When compiling a program requires a greater depth, then GHC recommends turning off this check entirely by setting -freduction-depth=0. This is because the exact number that works is highly variable, and is likely to change even between minor releases. Because this check is solely to prevent infinite compilation times, it seems safe to disable it when a user has ascertained that their program doesn’t loop at the type level.
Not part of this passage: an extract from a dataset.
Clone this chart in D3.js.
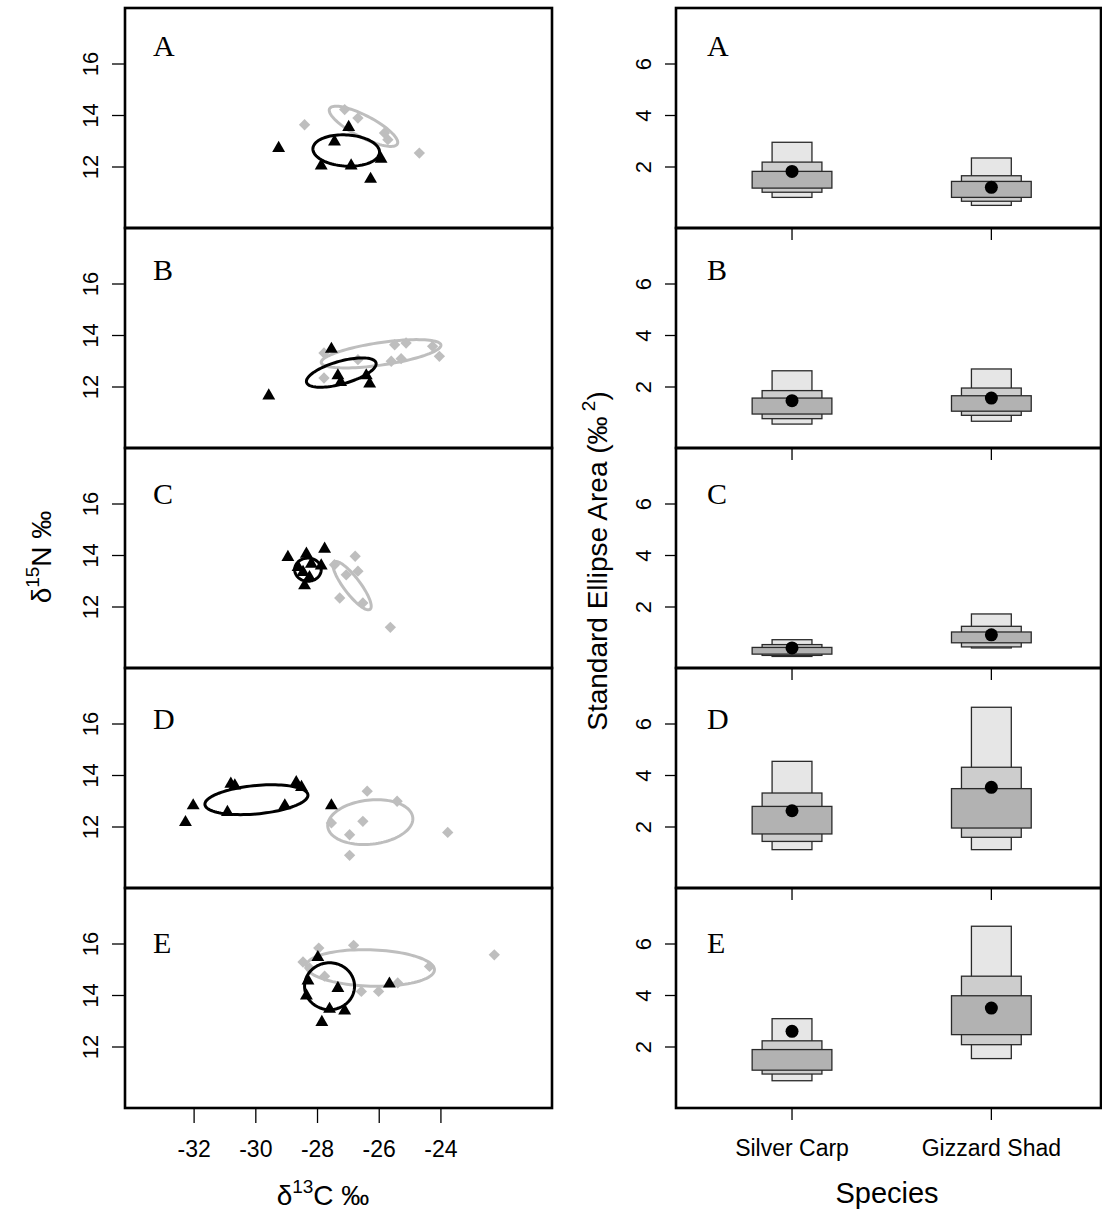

Note [Skolem info for pattern synonyms]¶
- For pattern synonym SkolemInfo we have
- SigSkol (PatSynCtxt p) ty _
but the type ‘ty’ is not very helpful. The full pattern-synonym type has the provided and required pieces, which it is inconvenient to record and display here. So we simply don’t display the type at all, contenting outselves with just the name of the pattern synonym, which is fine. We could do more, but it doesn’t seem worth it.
Note [SigSkol SkolemInfo]¶
- Suppose we (deeply) skolemise a type
- f :: forall a. a -> forall b. b -> a
- Then we’ll instantiate [a :-> a’, b :-> b’], and with the instantiated
- a’ -> b’ -> a.
But when, in an error message, we report that “b is a rigid type variable bound by the type signature for f”, we want to show the foralls in the right place. So we proceed as follows:
- In SigSkol we record
- the original signature forall a. a -> forall b. b -> a
- the instantiation mapping [a :-> a’, b :-> b’]
Then when tidying in TcMType.tidySkolemInfo, we first tidy a’ to whatever it tidies to, say a’‘; and then we walk over the type replacing the binder a by the tidied version a’‘, to give
forall a’‘. a’’ -> forall b’‘. b’’ -> a’‘
We need to do this under function arrows, to match what deeplySkolemise does.
Typically a’’ will have a nice pretty name like “a”, but the point is that the foral-bound variables of the signature we report line up with the instantiated skolems lying around in other types.